* **TO BE DONE**
The lines to be extracted run from the start of the listing through the line containing "from matplotlib.ticker import MultipleLocator"; copy them exactly and nothing else.

* **DATA**

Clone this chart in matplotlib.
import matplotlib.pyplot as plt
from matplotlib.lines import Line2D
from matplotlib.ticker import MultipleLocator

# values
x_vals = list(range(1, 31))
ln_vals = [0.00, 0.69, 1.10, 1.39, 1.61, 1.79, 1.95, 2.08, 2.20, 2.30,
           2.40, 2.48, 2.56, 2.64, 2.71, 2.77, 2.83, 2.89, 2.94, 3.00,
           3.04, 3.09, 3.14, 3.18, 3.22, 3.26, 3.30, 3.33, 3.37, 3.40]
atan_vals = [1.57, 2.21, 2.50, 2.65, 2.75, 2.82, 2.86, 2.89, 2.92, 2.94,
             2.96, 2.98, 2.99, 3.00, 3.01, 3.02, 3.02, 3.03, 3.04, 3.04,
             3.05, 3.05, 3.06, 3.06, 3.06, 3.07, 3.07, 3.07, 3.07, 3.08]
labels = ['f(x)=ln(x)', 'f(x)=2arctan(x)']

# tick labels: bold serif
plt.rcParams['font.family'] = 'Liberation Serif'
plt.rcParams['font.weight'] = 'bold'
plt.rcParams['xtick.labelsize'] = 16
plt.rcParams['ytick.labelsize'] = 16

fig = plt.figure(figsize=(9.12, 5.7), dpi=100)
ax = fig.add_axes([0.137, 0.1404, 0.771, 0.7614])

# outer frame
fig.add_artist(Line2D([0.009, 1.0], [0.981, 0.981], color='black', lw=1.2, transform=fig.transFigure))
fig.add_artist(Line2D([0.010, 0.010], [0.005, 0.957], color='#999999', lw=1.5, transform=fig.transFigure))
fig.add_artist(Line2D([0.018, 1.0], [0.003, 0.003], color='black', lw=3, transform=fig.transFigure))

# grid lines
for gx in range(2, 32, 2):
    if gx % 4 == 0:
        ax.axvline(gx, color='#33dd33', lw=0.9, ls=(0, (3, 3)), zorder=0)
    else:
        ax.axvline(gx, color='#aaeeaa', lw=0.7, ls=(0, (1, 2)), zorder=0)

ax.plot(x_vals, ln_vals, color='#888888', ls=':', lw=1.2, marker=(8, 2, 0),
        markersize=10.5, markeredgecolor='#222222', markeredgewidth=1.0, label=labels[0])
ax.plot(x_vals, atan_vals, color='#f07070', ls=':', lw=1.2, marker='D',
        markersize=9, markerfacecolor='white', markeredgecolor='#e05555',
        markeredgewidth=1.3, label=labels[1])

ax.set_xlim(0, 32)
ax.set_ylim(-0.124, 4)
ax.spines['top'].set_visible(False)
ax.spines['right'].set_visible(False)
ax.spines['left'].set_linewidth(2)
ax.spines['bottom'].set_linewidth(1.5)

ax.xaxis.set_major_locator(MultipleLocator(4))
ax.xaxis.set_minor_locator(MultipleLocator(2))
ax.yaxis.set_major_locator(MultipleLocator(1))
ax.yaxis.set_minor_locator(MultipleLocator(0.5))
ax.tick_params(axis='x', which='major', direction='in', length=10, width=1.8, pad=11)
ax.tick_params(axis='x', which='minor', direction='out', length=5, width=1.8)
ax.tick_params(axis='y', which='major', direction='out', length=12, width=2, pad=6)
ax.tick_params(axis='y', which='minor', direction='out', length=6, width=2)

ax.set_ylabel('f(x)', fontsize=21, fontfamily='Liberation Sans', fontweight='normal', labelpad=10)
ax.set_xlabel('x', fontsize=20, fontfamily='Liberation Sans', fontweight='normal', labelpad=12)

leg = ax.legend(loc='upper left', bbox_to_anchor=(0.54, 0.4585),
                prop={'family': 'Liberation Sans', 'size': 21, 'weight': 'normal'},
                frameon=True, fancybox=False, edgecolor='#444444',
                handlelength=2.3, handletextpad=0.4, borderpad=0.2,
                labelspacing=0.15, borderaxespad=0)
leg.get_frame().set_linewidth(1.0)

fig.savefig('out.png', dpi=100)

* **RESPONSE BELOW**
Clone this chart in matplotlib.
import matplotlib.pyplot as plt
from matplotlib.lines import Line2D
from matplotlib.ticker import MultipleLocator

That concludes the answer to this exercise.